また、WDが一角を占める「新日米連合」が勝利しても、日米政府が干渉できない中国での独占禁止法審査が長引き、来年3月の東芝の上場廃止を回避するための東芝メモリの売却そのものに意味がなくなることも予想されるようになった。こうした状況の変化を受け、「東芝は半導体事業を売るな」という論調も出てきた。
米投資評論サイト『ブルームバーグ・ギャドフライ』のコラムニストであるティム・カルパン氏は、「東芝は売却をあきらめ、代わりに(潤沢な現金を持つ)アップルにNAND製品の大量提供を持ち掛けて、多額のキャッシュで前払いを受ければよい。そうすることでアップルは(スマホ市場でのライバルの)サムスンへの依存度を下げるとともに、自社製品にWDのストレージを使わなくてもよくなり、製品価格を下げられる。東芝もWDとの訴訟がなくなり、めでたしだ」と提言している。
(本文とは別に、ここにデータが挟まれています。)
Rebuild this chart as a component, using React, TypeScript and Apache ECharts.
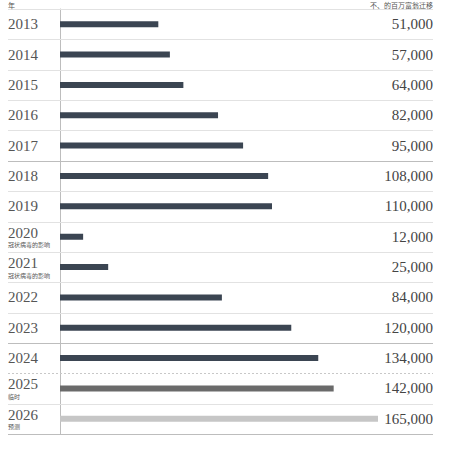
import React, { useEffect, useRef } from "react";
import * as echarts from "echarts";

const years = ["2013", "2014", "2015", "2016", "2017", "2018", "2019", "2020", "2021", "2022", "2023", "2024", "2025", "2026"];
const notes = ["", "", "", "", "", "", "", "冠状病毒的影响", "冠状病毒的影响", "", "", "", "临时", "预测"];
const values = [51000, 57000, 64000, 82000, 95000, 108000, 110000, 12000, 25000, 84000, 120000, 134000, 142000, 165000];
const barColors = ["#3b4552", "#3b4552", "#3b4552", "#3b4552", "#3b4552", "#3b4552", "#3b4552", "#3b4552", "#3b4552", "#3b4552", "#3b4552", "#3b4552", "#6a6a6a", "#c6c6c6"];
// separator kind for each boundary (0 = top of first row ... 14 = bottom of last row)
const separatorKinds = ["light", "light", "light", "light", "light", "dark", "light", "light", "light", "light", "light", "dark", "dotted", "light", "dark"];
const headerLeft = "年";
const headerRight = "不、的百万富翁迁移";

const fmt = (v: number) => v.toLocaleString("en-US");

export default function App() {
  const ref = useRef<HTMLDivElement>(null);
  useEffect(() => {
    const chart = echarts.init(ref.current!, undefined, { renderer: "svg" });
    const sepData = separatorKinds.map((k, i) => [0, Math.min(i, years.length - 1), i < years.length ? -1 : 1, i]);
    chart.setOption({
      animation: false,
      grid: { left: 60, right: 72, top: 9, bottom: 23, containLabel: false },
      xAxis: { type: "value", min: 0, max: 165000, show: false },
      yAxis: [
        {
          type: "category",
          data: years,
          inverse: true,
          position: "left",
          axisLine: { show: true, lineStyle: { color: "#bdbdbd", width: 1 } },
          axisTick: { show: false },
          splitLine: { show: false },
          axisLabel: {
            align: "left",
            margin: 52,
            formatter: (v: string, i: number) => (notes[i] ? `{y|${v}}\n{s|${notes[i]}}` : `{y|${v}}`),
            rich: {
              y: { fontFamily: "Liberation Serif", fontSize: 15, color: "#555", lineHeight: 16 },
              s: { fontFamily: "Noto Sans CJK SC", fontSize: 6, color: "#555", lineHeight: 8 },
            },
          },
        },
        {
          type: "category",
          data: years,
          inverse: true,
          position: "right",
          axisLine: { show: false },
          axisTick: { show: false },
          splitLine: { show: false },
          axisLabel: {
            align: "right",
            margin: 55,
            fontFamily: "Liberation Serif",
            fontSize: 15,
            color: "#444",
            formatter: (_v: string, i: number) => fmt(values[i]),
          },
        },
      ],
      graphic: [
        { type: "text", x: 8, y: 1, z: 10, style: { text: headerLeft, fontSize: 7, fill: "#555", fontFamily: "Noto Sans CJK SC", align: "left", verticalAlign: "top" } },
        { type: "text", x: 433, y: 1, z: 10, style: { text: headerRight, fontSize: 7, fill: "#555", fontFamily: "Noto Sans CJK SC", align: "right", verticalAlign: "top" } },
      ],
      series: [
        {
          type: "custom",
          z: 1,
          silent: true,
          clip: false,
          data: sepData,
          encode: { x: 0, y: 1 },
          renderItem: (_params: any, api: any) => {
            const c = api.coord([0, api.value(1)]);
            const band = api.size([0, 1])[1];
            const y = Math.round(c[1] + api.value(2) * band / 2) + 0.5;
            const kind = separatorKinds[api.value(3)];
            return {
              type: "line",
              shape: { x1: 8, y1: y, x2: 433, y2: y },
              style: {
                stroke: kind === "dark" ? "#bdbdbd" : kind === "dotted" ? "#c8c8c8" : "#e2e2e2",
                lineWidth: 1,
                lineDash: kind === "dotted" ? [2, 2] : null,
              },
            };
          },
        },
        {
          type: "bar",
          z: 2,
          yAxisIndex: 0,
          barWidth: 6,
          data: values.map((v, i) => ({ value: v, itemStyle: { color: barColors[i] } })),
        },
      ],
    });
    return () => chart.dispose();
  }, []);
  return <div ref={ref} style={{ position: "absolute", left: 0, top: 0, width: 450, height: 457 }} />;
}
そうしたなか、米格付け会社スタンダード・アンド・プアーズ(S&P)が9月1日、東芝の無担保社債の格付けを1段階下げる一方、「東芝メモリ売却が失敗しても東芝が債務超過に陥らぬよう、銀行による優先株の引き受けや新株予約権無償割り当てが検討されている」と伝えられるなど、状況は予断を許さない。
だが、WDのミリガン最高経営責任者(CEO)は2月に、「どのような状況下でも、我が社の生命線である合弁における利益を死守する」と語っている。
WDにとって、今回の東芝メモリ騒動のようなことが再び起こり、自社の稼ぎ頭分野が脅かされるようなことが二度とあってはならない。東芝メモリの議決権を何としても確保せねばならない。そのWDの不退転の決意が、米国で支配的な「WD勝利論」につながっているようだ。